═══ INFORMATION PROVIDED
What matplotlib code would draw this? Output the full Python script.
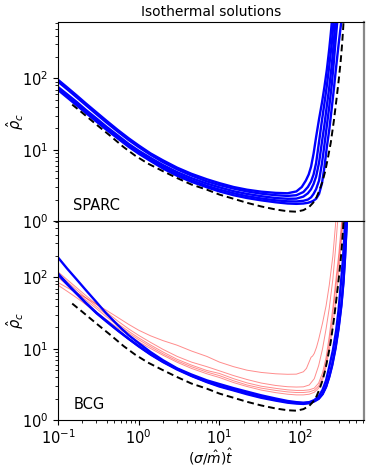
import numpy as np
import matplotlib
matplotlib.use("Agg")
import matplotlib.pyplot as plt

# ---------------- data ----------------
# black dashed reference curve (same in both panels)
dash_x = [0.15, 0.2, 0.3, 0.45, 0.65, 0.9, 1.3, 2, 3, 4.5, 7, 10, 15, 22, 33, 50, 70, 90,
          110, 130, 145, 160, 175, 190, 205, 222, 240, 263, 285, 302, 318, 330, 340, 348]
dash_y = [43, 33, 22.5, 15.5, 10.9, 8.3, 6.4, 5.0, 4.0, 3.25, 2.75, 2.35, 2.05, 1.8, 1.6, 1.45, 1.37, 1.35,
          1.42, 1.58, 1.8, 2.15, 2.75, 3.6, 5.0, 7.8, 12.5, 26, 55, 97, 170, 280, 450, 700]

# top panel (SPARC): five blue curves
sp_x = [0.1, 0.13, 0.17, 0.22, 0.3, 0.4, 0.55, 0.75, 1, 1.4, 2, 3, 4.5, 7, 10, 15, 22, 33, 50, 70, 90]
sp_A_y = [96, 75, 58, 45, 33.5, 25.5, 19, 14.5, 11.5, 8.9, 7.1, 5.6, 4.6, 3.85, 3.4, 3.0, 2.75, 2.58, 2.48, 2.45, 2.6]
sp_B_y = [90, 70.5, 54.5, 42.5, 31.5, 24, 18, 13.7, 10.9, 8.5, 6.7, 5.3, 4.35, 3.6, 3.2, 2.85, 2.6, 2.42, 2.3, 2.25, 2.3]
sp_C_y = [76, 60, 47, 36.5, 27.5, 21, 15.9, 12.1, 9.7, 7.7, 6.1, 4.85, 4.0, 3.35, 2.97, 2.62, 2.4, 2.23, 2.1, 2.05, 2.06]
sp_D_y = [72, 56.5, 44, 34.5, 26, 20, 15.1, 11.5, 9.2, 7.3, 5.75, 4.55, 3.75, 3.12, 2.76, 2.45, 2.23, 2.07, 1.95, 1.89, 1.88]
sp_E_y = [69, 54, 42, 33, 24.8, 19, 14.4, 11, 8.8, 6.95, 5.45, 4.3, 3.55, 2.97, 2.6, 2.3, 2.1, 1.95, 1.83, 1.76, 1.74]
# rising branches (x beyond 90)
sp_A_rx = [105, 118, 128, 137, 147, 158, 172, 187, 200, 215, 230, 240, 250]
sp_A_ry = [3.0, 3.7, 4.5, 5.8, 8.8, 15, 27, 46, 75, 134, 260, 420, 700]
sp_B_rx = [110, 125, 137, 147, 158, 172, 187, 200, 215, 230, 248, 262]
sp_B_ry = [2.55, 3.0, 3.6, 4.5, 6.5, 13, 26, 44, 80, 150, 320, 700]
sp_C_rx = [110, 125, 137, 147, 158, 172, 187, 200, 215, 230, 248, 262, 275]
sp_C_ry = [2.2, 2.45, 2.8, 3.3, 4.2, 6.6, 13, 22, 42, 75, 160, 330, 650]
sp_D_rx = [110, 125, 137, 147, 158, 172, 187, 200, 215, 230, 248, 262, 275, 290]
sp_D_ry = [1.92, 2.0, 2.15, 2.4, 2.8, 3.7, 6.5, 11.5, 22, 40, 85, 170, 330, 650]
sp_E_rx = [110, 125, 137, 147, 158, 172, 187, 200, 215, 230, 248, 262, 275, 290, 305, 320, 335]
sp_E_ry = [1.76, 1.8, 1.86, 1.93, 2.05, 2.4, 3.4, 5.6, 11, 19, 40, 70, 120, 210, 350, 550, 850]

# bottom panel (BCG): three blue curves
bc_x = [0.1, 0.13, 0.17, 0.22, 0.3, 0.4, 0.55, 0.75, 1, 1.4, 2, 3, 4.5, 7, 10, 15, 22, 33, 50, 70,
        90, 110, 130, 150, 170, 190, 210, 230, 255, 280, 300, 320, 340, 355, 365]
bc_b1_y = [191, 133, 94, 67, 45, 31, 21.5, 15.5, 12.0, 9.0, 6.9, 5.3, 4.35, 3.6, 3.2, 2.8, 2.5, 2.22, 2.0, 1.85,
           1.78, 1.75, 1.78, 1.9, 2.15, 2.65, 3.6, 5.6, 9.5, 18, 35, 80, 180, 400, 800]
bc_b2_x = [0.1, 0.13, 0.17, 0.22, 0.3, 0.4, 0.55, 0.75, 1, 1.4, 2, 3, 4.5, 7, 10, 15, 22, 33, 50, 70,
           90, 110, 130, 150, 170, 190, 210, 230, 250, 275, 300, 325, 345, 360, 372, 385]
bc_b2_y = [114, 82, 60, 44.5, 32, 24.5, 18.2, 13.8, 10.8, 8.3, 6.5, 5.1, 4.15, 3.4, 2.95, 2.6, 2.3, 2.05, 1.87, 1.75,
           1.7, 1.68, 1.72, 1.82, 1.98, 2.3, 2.9, 4.0, 5.8, 10, 19, 40, 85, 180, 380, 800]
bc_b3_y = [110, 80, 59, 44, 31.5, 24, 18, 13.8, 10.9, 8.4, 6.6, 5.2, 4.2, 3.45, 3.02, 2.66, 2.36, 2.1, 1.92, 1.8,
           1.74, 1.72, 1.75, 1.85, 2.0, 2.32, 2.95, 4.1, 6.0, 10.5, 20, 42, 90, 190, 400, 850]

# bottom panel (BCG): five red curves
rd_x = [0.1, 0.13, 0.17, 0.22, 0.3, 0.4, 0.55, 0.75, 1, 1.4, 2, 3, 4.5, 7, 10, 15, 22, 33, 50, 70, 90]
bc_r1_y = [85, 72, 61, 52, 42, 34.5, 27.5, 22, 18.2, 15.2, 13, 11.2, 9.3, 7.8, 6.5, 5.6, 5.0, 4.65, 4.45, 4.38, 4.4]
bc_r2_y = [120, 93, 72, 56, 42, 32.5, 24.5, 19, 15.4, 12.3, 9.8, 7.8, 6.5, 5.6, 4.9, 4.2, 3.7, 3.3, 3.05, 2.93, 2.9]
bc_r3_y = [112, 87, 67, 52, 39, 30, 22.5, 17.6, 14.2, 11.3, 9.0, 7.1, 5.9, 4.95, 4.5, 3.8, 3.32, 2.98, 2.78, 2.65, 2.6]
bc_r4_y = [100, 79, 62, 48.5, 36.5, 28, 21.2, 16.6, 13.4, 10.7, 8.5, 6.75, 5.6, 4.7, 4.2, 3.55, 3.1, 2.8, 2.6, 2.48, 2.43]
bc_r5_y = [78, 64, 52, 42, 32.5, 25.5, 19.6, 15.5, 12.5, 10.1, 8.1, 6.45, 5.3, 4.45, 3.95, 3.35, 2.95, 2.63, 2.42, 2.3, 2.25]
bc_r1_rx = [110, 120, 130, 137, 143, 150, 160, 170, 190, 210, 230, 255, 280]
bc_r1_ry = [4.75, 5.3, 6.6, 7.6, 7.9, 8.6, 10.5, 13.5, 23, 40, 78, 200, 700]
bc_r2_rx = [110, 130, 150, 170, 190, 210, 230, 255, 275, 290, 300]
bc_r2_ry = [2.92, 3.1, 3.8, 5.8, 10, 19, 37, 95, 250, 550, 800]
bc_r3_rx = [110, 130, 150, 170, 190, 210, 230, 255, 280, 300, 320, 335]
bc_r3_ry = [2.6, 2.65, 2.8, 3.3, 4.6, 7.5, 15, 38, 100, 200, 450, 800]
bc_r4_rx = [110, 130, 150, 170, 190, 210, 230, 255, 280, 300, 320, 340]
bc_r4_ry = [2.43, 2.48, 2.62, 3.0, 4.0, 6.4, 12, 30, 80, 160, 350, 750]
bc_r5_rx = [110, 130, 150, 170, 190, 210, 230, 255, 280, 300, 320, 340]
bc_r5_ry = [2.25, 2.3, 2.45, 2.8, 3.6, 5.6, 9.5, 21, 50, 110, 250, 600]

title = "Isothermal solutions"
labels = ["SPARC", "BCG"]
xlim = (0.1, 620)
ylim = (1, 620)

# ---------------- figure ----------------
fig = plt.figure(figsize=(3.74, 4.68), dpi=100)
L, W = 58 / 374, (364 - 58) / 374
ax1 = fig.add_axes([L, 1 - 221 / 468, W, 199 / 468])
ax2 = fig.add_axes([L, 1 - 420 / 468, W, 199 / 468])

blue_kw = dict(color="blue", lw=1.7)
red_kw = dict(color="red", lw=0.7, alpha=0.45)
dash_kw = dict(color="black", lw=1.4, ls=(0, (3.5, 2)))

for ys, rx, ry in [(sp_A_y, sp_A_rx, sp_A_ry), (sp_B_y, sp_B_rx, sp_B_ry),
                   (sp_C_y, sp_C_rx, sp_C_ry), (sp_D_y, sp_D_rx, sp_D_ry),
                   (sp_E_y, sp_E_rx, sp_E_ry)]:
    ax1.plot(sp_x + rx, ys + ry, **blue_kw)
ax1.plot(dash_x, dash_y, **dash_kw)

for ys, rx, ry in [(bc_r1_y, bc_r1_rx, bc_r1_ry), (bc_r2_y, bc_r2_rx, bc_r2_ry),
                   (bc_r3_y, bc_r3_rx, bc_r3_ry), (bc_r4_y, bc_r4_rx, bc_r4_ry),
                   (bc_r5_y, bc_r5_rx, bc_r5_ry)]:
    ax2.plot(rd_x + rx, ys + ry, **red_kw)
ax2.plot(bc_x, bc_b1_y, **blue_kw)
ax2.plot(bc_b2_x, bc_b2_y, **blue_kw)
ax2.plot(bc_b2_x, bc_b3_y, **blue_kw)
ax2.plot(dash_x, dash_y, **dash_kw)

for ax, lab in zip([ax1, ax2], labels):
    ax.set_xscale("log")
    ax.set_yscale("log")
    ax.set_xlim(*xlim)
    ax.set_ylim(*ylim)
    ax.set_ylabel(r"$\hat{\rho}_c$", fontsize=10.5)
    ax.yaxis.set_label_coords(-0.105, 0.5)
    ax.tick_params(labelsize=10.5)
    ax.tick_params(axis="x", pad=2.5)
    ax.text(0.05, 0.055, lab, transform=ax.transAxes, fontsize=10.5)
    ax.spines["right"].set_color("#888888")
    ax.spines["right"].set_linewidth(1.6)

ax1.tick_params(axis="x", which="both", labelbottom=False)
ax1.set_title(title, fontsize=10, pad=4)
ax2.set_xlabel(r"$(\sigma/\hat{m})\hat{t}$", fontsize=10)
ax2.xaxis.set_label_coords(0.5, -0.132)

fig.savefig("out.png", dpi=100)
══════
**EXERCISE OBJECTIVE**
Go through the material and select each line with the string "matplotlib" in it.

**WRITTEN RESPONSE**
What matplotlib code would draw this? Output the full Python script.
import matplotlib
matplotlib.use("Agg")
import matplotlib.pyplot as plt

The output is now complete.